◆ Problem
In the entries, find all lines that hold the word "this" and copy them.

◆ Excerpted records

•••••

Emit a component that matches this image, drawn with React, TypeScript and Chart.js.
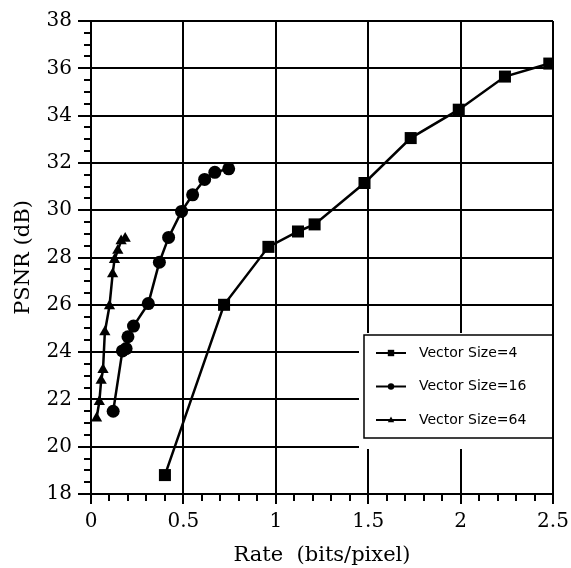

•••••

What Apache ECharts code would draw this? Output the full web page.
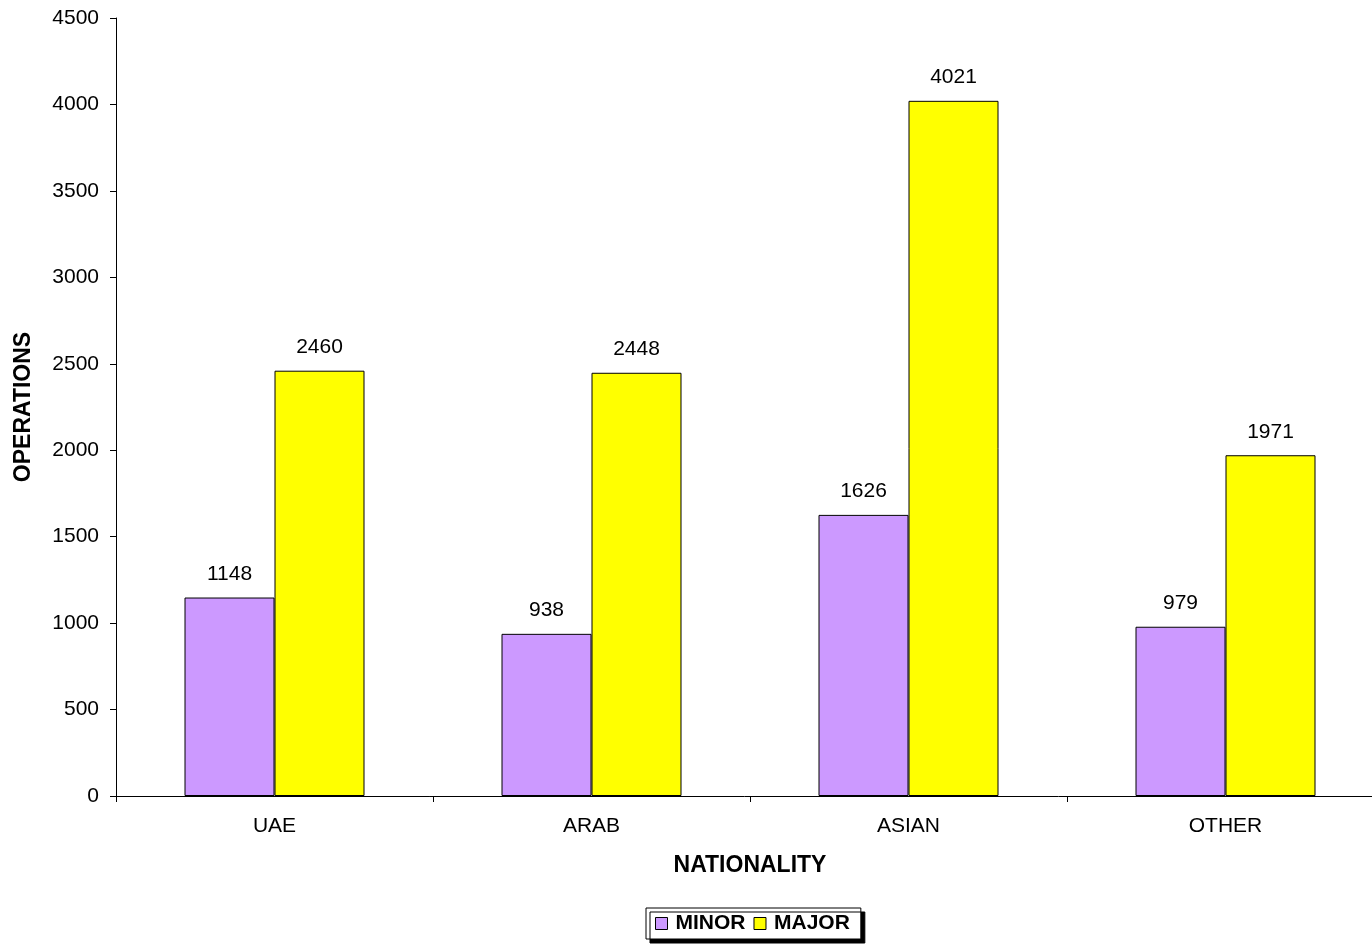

•••••

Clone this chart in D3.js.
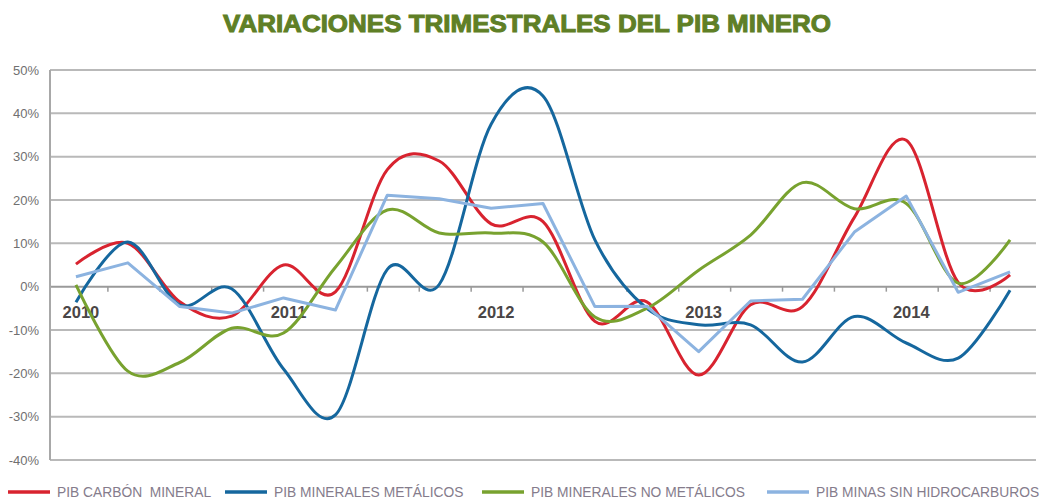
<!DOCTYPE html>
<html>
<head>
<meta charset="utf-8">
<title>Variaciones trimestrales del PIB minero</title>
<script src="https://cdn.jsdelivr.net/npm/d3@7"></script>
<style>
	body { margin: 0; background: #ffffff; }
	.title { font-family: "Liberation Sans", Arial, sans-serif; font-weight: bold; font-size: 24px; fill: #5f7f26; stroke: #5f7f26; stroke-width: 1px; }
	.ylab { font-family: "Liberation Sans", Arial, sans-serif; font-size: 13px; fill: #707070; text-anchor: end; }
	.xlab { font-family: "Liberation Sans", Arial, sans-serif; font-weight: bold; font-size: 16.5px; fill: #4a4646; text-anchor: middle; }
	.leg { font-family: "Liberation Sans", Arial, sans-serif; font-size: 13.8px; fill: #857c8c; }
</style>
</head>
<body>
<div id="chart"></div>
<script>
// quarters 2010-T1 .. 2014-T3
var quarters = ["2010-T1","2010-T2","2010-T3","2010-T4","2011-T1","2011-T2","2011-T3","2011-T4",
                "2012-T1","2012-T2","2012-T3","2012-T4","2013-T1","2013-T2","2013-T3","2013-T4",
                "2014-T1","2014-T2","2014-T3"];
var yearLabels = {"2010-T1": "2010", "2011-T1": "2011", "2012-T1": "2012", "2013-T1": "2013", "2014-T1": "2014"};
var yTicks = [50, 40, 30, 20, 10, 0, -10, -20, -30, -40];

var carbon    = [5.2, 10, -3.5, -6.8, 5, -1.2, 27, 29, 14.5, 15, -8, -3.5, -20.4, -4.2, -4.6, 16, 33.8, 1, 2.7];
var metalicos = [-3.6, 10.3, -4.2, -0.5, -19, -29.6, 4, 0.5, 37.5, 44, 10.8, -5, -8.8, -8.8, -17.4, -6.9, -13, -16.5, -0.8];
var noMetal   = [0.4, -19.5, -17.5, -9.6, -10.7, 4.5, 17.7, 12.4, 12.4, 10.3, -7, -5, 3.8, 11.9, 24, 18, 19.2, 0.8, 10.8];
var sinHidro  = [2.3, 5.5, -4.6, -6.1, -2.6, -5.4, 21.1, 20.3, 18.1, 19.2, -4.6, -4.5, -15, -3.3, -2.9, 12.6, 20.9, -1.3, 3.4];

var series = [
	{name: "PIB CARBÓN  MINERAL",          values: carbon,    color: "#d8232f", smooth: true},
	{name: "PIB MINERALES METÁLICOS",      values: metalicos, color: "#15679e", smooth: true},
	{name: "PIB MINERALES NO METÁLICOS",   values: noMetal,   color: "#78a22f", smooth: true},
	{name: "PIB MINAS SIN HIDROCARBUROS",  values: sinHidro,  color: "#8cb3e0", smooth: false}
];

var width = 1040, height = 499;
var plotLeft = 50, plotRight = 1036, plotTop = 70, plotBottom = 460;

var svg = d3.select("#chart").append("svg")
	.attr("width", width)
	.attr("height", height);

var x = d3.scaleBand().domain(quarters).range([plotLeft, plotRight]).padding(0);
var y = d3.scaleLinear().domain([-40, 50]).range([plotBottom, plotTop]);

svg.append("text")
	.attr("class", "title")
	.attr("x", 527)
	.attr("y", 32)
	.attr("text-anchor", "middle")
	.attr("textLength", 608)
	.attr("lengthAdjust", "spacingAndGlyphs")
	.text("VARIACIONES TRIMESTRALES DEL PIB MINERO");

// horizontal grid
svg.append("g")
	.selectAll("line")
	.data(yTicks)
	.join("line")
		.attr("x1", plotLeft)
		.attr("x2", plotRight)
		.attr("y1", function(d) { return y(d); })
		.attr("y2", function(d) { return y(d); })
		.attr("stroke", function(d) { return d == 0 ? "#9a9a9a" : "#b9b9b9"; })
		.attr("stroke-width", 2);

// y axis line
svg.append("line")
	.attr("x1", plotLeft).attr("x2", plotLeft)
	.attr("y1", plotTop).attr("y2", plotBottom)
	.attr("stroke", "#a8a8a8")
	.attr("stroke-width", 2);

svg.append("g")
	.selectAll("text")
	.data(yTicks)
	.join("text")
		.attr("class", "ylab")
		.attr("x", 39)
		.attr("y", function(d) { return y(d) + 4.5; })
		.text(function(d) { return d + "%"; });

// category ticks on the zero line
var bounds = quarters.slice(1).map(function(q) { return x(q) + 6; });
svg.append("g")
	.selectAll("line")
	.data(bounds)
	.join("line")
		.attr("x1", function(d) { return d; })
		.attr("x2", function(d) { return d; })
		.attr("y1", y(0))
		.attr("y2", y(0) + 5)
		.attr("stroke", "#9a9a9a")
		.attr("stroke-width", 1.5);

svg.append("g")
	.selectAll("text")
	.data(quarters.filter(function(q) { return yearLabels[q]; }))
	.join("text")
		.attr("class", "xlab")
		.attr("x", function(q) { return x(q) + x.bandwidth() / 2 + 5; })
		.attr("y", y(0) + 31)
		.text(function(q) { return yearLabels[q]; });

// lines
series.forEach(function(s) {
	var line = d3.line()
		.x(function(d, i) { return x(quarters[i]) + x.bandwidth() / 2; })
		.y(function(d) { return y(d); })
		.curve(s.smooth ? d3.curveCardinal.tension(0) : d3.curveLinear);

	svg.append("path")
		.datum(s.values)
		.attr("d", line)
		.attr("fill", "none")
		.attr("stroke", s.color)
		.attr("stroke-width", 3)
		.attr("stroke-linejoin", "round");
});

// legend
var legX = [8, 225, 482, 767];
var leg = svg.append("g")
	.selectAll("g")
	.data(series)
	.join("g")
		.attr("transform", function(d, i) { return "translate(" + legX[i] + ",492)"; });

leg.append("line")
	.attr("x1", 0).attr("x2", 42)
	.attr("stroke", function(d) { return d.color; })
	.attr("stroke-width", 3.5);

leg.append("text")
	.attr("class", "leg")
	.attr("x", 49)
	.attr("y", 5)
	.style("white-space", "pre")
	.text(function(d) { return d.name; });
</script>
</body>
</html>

•••••

◆ Solution to the problem
Emit a component that matches this image, drawn with React, TypeScript and Chart.js.
What Apache ECharts code would draw this? Output the full web page.
Clone this chart in D3.js.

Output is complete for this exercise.